The competition succeeded in bringing together practitioners from operational research, computer science and artificial intelligence, who are interested in developing more generally applicable methodologies for computational search, and a £3000 prize fund was offered to the designers of the most successful algorithms. Competitors were tasked with designing a hyper-heuristic algorithm that operates well over six problem domains, including vehicle routing and personnel scheduling. A hyper-heuristic algorithm searches a space of heuristics rather than directly searching the solution space.
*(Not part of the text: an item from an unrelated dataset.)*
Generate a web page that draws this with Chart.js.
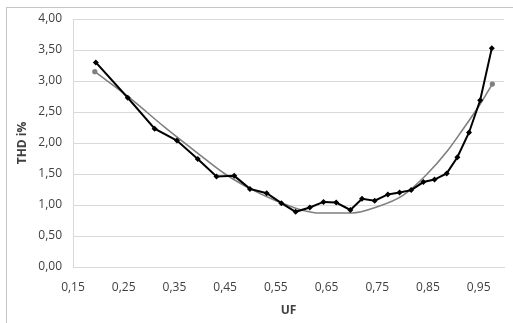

To realise the goals of the competition, the ASAP research group has developed the HyFlex software toolkit. Researchers wishing to develop cross-domain search methodologies are often limited to one or two problem domains on which to test their algorithms. The HyFlex toolkit features a common software interface between any cross-domain methodology component and any problem domain component, making it trivial to test one algorithm over many problem domains. HyFlex provides all of the problem domain components, so the designer of the cross-domain methodology is fully liberated to concentrate their research efforts on the design of the search methodology, and not on the implementation of the problem domain.

The competition was organised at the ASAP research group, at the University of Nottingham School of Computer Science, by a team led by Professor Edmund Burke, Dr Gabriela Ochoa and Dr Matthew Hyde. It attracted 20 active registered participants, from 14 countries around the world.